# MATERIAL PROVIDED
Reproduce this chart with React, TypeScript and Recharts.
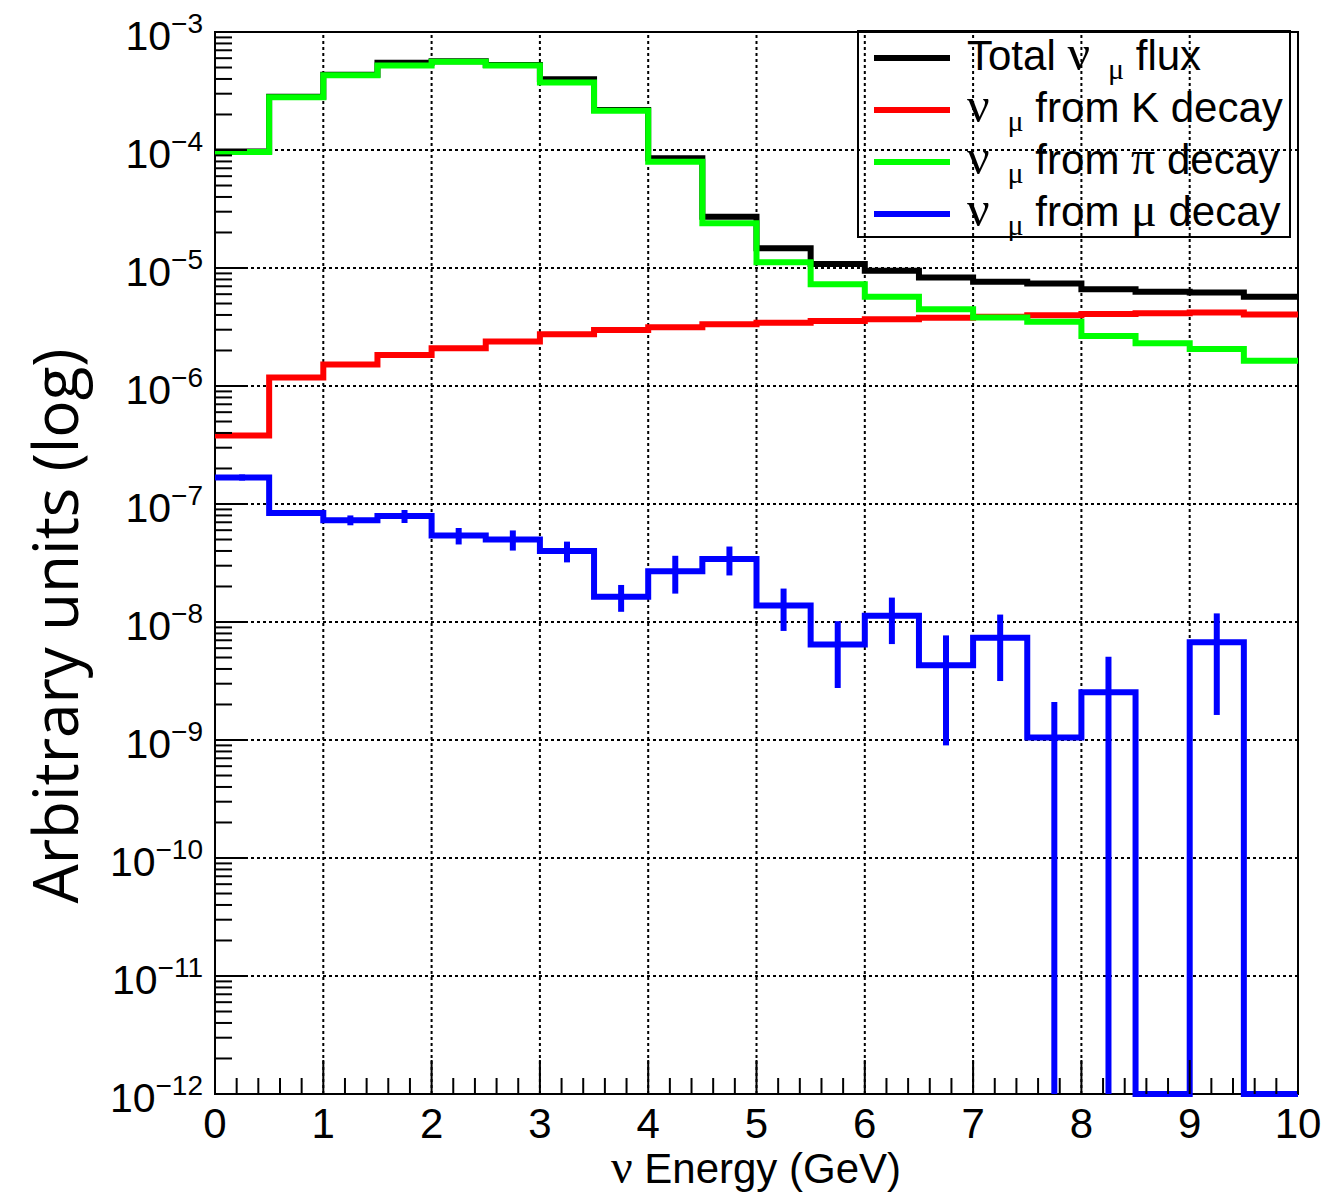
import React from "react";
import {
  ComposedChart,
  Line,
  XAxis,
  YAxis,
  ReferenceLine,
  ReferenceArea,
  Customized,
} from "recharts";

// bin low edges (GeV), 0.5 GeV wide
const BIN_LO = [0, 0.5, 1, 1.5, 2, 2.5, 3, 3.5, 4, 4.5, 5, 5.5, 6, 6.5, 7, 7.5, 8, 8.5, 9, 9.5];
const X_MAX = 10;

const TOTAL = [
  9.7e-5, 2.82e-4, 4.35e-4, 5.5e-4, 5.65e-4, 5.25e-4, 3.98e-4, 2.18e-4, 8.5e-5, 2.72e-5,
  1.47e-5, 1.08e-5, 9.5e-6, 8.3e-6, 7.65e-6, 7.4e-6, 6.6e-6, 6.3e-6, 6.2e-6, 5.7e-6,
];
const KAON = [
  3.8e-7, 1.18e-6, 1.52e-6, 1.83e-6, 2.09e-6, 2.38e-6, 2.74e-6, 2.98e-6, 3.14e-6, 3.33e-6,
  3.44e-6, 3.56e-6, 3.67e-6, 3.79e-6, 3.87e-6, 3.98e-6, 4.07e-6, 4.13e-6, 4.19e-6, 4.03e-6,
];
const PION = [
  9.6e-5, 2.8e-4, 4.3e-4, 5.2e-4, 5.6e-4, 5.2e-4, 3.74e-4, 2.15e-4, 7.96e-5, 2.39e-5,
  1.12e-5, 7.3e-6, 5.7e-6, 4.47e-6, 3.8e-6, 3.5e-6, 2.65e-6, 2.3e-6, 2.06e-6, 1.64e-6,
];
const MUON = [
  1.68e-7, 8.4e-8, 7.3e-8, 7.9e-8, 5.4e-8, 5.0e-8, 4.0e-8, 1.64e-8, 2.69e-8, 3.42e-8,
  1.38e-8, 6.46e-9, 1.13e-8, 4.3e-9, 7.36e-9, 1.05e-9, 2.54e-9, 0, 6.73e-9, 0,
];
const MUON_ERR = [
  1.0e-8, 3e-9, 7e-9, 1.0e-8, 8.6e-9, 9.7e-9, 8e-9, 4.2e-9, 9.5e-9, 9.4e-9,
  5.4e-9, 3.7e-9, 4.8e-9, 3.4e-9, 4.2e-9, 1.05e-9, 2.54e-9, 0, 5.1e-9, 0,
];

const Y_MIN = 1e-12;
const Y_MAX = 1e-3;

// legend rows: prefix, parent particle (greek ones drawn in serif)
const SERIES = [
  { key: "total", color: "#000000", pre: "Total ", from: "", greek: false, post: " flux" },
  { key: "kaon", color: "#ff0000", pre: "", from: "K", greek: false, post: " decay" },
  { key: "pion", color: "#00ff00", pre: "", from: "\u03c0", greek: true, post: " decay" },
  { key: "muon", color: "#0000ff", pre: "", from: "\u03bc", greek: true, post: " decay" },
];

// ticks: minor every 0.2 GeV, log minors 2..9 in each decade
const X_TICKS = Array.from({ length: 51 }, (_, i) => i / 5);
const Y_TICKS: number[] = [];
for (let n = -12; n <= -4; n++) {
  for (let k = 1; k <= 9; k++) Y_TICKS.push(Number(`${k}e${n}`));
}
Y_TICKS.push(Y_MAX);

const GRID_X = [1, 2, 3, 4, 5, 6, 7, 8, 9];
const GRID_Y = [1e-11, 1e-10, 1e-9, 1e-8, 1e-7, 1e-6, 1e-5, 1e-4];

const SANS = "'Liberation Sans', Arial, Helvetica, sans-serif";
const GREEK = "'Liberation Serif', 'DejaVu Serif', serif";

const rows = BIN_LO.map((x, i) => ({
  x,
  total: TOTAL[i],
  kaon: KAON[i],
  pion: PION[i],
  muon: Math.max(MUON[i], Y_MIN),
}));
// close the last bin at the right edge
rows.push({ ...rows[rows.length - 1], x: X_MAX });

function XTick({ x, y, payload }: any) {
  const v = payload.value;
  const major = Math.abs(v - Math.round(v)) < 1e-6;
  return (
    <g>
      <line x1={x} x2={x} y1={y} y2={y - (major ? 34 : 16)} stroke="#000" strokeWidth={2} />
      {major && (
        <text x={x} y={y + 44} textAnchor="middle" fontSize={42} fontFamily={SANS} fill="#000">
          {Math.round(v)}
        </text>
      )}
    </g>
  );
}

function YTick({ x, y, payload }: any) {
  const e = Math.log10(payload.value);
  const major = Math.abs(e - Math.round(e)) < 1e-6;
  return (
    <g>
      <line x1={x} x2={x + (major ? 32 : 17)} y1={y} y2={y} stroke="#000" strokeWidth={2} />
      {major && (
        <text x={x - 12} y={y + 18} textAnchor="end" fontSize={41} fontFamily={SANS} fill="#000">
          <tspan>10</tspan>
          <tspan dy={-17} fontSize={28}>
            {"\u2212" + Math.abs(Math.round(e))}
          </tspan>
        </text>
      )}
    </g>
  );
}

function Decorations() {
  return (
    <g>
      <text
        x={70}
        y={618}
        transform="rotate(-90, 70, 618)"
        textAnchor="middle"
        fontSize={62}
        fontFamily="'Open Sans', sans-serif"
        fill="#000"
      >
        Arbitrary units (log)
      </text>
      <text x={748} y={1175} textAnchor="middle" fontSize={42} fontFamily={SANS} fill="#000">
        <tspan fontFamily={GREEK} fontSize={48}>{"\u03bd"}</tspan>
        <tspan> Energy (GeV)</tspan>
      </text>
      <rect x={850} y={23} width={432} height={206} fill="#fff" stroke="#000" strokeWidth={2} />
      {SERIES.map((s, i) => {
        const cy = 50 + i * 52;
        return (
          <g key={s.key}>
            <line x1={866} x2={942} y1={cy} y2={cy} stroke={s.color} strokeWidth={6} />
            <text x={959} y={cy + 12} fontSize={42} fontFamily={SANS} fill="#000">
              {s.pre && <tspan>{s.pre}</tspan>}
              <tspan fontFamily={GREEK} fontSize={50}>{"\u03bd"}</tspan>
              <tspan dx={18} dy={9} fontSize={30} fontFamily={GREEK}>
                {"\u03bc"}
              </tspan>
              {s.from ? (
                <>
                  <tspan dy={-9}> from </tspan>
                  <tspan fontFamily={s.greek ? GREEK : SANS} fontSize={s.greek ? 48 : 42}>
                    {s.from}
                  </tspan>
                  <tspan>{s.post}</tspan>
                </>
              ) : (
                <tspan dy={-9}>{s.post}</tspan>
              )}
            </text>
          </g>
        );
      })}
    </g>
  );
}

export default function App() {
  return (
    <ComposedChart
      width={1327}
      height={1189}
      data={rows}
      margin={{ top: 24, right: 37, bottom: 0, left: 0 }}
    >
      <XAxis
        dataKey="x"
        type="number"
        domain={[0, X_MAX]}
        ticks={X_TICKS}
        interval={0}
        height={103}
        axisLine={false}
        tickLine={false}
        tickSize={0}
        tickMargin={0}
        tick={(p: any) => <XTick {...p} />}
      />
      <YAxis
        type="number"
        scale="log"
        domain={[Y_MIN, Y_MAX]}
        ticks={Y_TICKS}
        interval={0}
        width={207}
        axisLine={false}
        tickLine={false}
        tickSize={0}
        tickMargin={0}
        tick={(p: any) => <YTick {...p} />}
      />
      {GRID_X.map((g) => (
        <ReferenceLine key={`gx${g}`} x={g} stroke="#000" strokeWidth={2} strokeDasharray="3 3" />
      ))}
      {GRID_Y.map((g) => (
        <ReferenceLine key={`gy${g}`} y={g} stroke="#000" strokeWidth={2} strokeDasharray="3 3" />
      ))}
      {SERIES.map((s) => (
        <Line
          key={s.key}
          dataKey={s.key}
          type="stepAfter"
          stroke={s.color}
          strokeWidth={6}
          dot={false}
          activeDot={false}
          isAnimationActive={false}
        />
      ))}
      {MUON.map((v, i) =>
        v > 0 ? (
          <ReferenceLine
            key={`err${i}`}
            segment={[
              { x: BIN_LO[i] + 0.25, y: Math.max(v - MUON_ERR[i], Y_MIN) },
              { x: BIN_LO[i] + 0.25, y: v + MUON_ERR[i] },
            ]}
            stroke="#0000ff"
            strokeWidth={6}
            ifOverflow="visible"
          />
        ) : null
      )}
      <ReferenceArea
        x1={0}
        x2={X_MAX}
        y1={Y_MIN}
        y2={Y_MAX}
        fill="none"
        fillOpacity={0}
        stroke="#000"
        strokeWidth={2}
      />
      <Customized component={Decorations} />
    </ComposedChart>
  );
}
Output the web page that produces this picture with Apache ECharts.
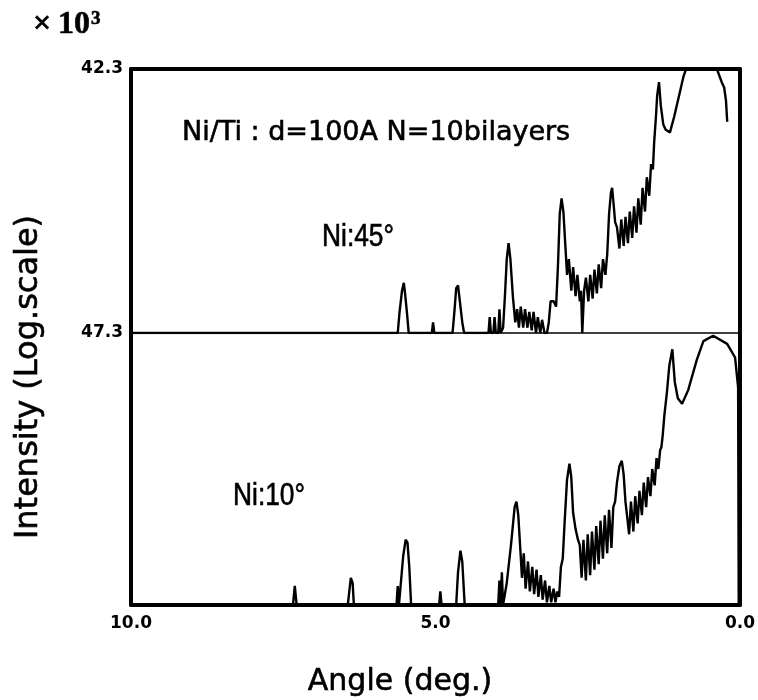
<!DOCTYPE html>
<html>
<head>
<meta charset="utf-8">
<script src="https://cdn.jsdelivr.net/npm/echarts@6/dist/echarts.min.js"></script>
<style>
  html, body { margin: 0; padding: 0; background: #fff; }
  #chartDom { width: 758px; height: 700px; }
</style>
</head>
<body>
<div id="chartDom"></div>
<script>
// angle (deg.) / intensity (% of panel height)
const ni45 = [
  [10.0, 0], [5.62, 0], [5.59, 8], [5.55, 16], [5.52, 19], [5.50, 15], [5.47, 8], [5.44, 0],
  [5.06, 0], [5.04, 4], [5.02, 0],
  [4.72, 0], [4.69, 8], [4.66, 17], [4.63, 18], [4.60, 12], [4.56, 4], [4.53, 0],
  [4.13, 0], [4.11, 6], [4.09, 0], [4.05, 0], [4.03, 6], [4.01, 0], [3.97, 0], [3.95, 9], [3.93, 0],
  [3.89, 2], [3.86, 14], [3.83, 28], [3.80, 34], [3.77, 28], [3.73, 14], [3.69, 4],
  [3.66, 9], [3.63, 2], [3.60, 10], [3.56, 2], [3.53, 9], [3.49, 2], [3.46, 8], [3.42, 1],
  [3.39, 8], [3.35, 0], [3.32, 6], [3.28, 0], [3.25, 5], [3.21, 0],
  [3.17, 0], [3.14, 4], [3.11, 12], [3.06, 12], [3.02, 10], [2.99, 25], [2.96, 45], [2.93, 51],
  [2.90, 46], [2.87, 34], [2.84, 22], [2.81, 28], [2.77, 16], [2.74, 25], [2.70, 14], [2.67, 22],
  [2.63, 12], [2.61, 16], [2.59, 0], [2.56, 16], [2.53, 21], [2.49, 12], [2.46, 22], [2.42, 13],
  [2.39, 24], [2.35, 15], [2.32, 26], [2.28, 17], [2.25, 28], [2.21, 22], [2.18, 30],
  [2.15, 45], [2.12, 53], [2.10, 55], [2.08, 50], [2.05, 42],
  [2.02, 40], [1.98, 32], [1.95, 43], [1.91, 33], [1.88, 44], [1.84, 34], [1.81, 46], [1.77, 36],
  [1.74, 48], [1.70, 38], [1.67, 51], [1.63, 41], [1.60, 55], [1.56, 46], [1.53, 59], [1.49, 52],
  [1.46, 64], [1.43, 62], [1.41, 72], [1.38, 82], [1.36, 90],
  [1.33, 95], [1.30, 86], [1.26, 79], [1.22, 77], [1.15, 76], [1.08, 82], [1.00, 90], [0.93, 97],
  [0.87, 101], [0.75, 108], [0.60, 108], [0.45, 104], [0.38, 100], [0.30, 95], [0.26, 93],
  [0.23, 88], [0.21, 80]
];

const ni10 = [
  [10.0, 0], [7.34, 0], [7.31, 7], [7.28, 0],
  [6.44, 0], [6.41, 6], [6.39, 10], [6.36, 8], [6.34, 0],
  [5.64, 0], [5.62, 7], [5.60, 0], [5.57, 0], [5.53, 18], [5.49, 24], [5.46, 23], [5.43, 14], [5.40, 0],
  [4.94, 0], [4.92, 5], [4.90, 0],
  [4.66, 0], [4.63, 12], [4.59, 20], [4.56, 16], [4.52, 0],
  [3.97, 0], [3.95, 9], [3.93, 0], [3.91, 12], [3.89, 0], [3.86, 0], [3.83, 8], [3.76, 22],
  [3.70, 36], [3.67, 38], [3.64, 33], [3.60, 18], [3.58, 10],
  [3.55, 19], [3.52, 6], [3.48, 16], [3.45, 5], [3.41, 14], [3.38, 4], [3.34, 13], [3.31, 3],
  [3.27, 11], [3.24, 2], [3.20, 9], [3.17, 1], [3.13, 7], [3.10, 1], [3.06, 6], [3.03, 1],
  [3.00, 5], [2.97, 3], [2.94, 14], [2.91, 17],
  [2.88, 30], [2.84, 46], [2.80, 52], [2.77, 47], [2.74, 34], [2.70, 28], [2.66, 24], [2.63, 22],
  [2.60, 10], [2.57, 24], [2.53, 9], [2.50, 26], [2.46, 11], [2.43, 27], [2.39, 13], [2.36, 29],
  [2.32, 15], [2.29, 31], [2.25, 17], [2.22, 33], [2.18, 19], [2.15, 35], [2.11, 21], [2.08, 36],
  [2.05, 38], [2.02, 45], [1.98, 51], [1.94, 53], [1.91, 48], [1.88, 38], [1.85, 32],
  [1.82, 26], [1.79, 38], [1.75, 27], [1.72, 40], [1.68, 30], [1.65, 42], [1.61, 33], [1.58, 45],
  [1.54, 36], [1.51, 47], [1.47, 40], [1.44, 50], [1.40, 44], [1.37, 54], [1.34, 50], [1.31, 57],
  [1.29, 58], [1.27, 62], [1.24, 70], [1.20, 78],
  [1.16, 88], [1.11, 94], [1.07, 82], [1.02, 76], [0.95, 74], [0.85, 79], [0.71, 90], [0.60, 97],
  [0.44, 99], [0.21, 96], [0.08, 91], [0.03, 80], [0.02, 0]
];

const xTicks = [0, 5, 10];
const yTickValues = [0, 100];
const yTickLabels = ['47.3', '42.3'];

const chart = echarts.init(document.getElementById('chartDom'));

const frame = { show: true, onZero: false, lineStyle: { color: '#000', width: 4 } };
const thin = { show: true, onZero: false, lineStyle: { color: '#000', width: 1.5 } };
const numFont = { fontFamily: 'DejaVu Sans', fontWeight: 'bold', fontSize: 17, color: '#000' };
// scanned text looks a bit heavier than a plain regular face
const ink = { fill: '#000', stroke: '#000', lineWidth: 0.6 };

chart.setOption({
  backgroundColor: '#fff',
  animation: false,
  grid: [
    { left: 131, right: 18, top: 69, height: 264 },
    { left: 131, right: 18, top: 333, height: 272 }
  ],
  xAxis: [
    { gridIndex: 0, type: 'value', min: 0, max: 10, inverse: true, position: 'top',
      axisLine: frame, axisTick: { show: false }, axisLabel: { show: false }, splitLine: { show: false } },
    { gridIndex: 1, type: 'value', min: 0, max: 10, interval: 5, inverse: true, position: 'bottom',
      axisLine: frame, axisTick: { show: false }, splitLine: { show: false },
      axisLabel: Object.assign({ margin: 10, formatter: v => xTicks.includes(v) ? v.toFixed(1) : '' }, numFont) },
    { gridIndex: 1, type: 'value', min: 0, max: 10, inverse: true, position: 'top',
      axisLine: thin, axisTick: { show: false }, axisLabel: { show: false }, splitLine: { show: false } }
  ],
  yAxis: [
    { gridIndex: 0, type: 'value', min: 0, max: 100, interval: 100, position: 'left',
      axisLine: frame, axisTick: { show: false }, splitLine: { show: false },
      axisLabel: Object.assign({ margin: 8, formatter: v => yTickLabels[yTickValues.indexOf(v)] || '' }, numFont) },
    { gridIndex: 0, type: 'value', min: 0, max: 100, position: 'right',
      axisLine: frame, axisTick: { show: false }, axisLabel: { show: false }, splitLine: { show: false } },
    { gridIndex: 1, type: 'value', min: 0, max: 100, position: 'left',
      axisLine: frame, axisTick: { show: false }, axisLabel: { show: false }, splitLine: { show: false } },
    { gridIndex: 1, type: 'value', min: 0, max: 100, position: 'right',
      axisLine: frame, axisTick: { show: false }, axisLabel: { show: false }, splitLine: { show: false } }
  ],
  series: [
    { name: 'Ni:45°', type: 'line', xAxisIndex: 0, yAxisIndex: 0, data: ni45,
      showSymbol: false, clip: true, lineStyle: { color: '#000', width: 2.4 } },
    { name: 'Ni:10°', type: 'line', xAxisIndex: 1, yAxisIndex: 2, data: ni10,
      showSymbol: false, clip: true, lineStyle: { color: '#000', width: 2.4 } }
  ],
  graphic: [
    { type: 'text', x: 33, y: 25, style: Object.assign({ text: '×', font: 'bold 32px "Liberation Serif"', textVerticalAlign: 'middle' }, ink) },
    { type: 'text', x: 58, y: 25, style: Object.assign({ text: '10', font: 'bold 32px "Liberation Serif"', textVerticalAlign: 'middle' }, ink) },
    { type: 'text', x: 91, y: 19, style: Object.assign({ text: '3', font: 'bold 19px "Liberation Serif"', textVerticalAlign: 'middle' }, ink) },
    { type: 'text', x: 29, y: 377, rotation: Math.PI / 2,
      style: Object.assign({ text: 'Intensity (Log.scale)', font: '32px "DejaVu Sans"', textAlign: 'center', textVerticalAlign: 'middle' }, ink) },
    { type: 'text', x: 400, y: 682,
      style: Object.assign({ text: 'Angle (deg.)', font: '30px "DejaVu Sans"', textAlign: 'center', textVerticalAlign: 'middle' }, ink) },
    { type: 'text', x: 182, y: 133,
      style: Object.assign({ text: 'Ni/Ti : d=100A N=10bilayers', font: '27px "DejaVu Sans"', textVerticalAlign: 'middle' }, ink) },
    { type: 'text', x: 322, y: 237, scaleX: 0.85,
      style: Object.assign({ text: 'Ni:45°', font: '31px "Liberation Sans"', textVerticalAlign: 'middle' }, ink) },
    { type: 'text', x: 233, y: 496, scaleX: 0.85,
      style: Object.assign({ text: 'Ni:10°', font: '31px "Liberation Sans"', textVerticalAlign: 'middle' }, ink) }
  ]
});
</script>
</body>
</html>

# YOUR OBJECTIVE
Give only the number of lines in the entries that contain "picture".

# ANSWER TO THE PROBLEM
1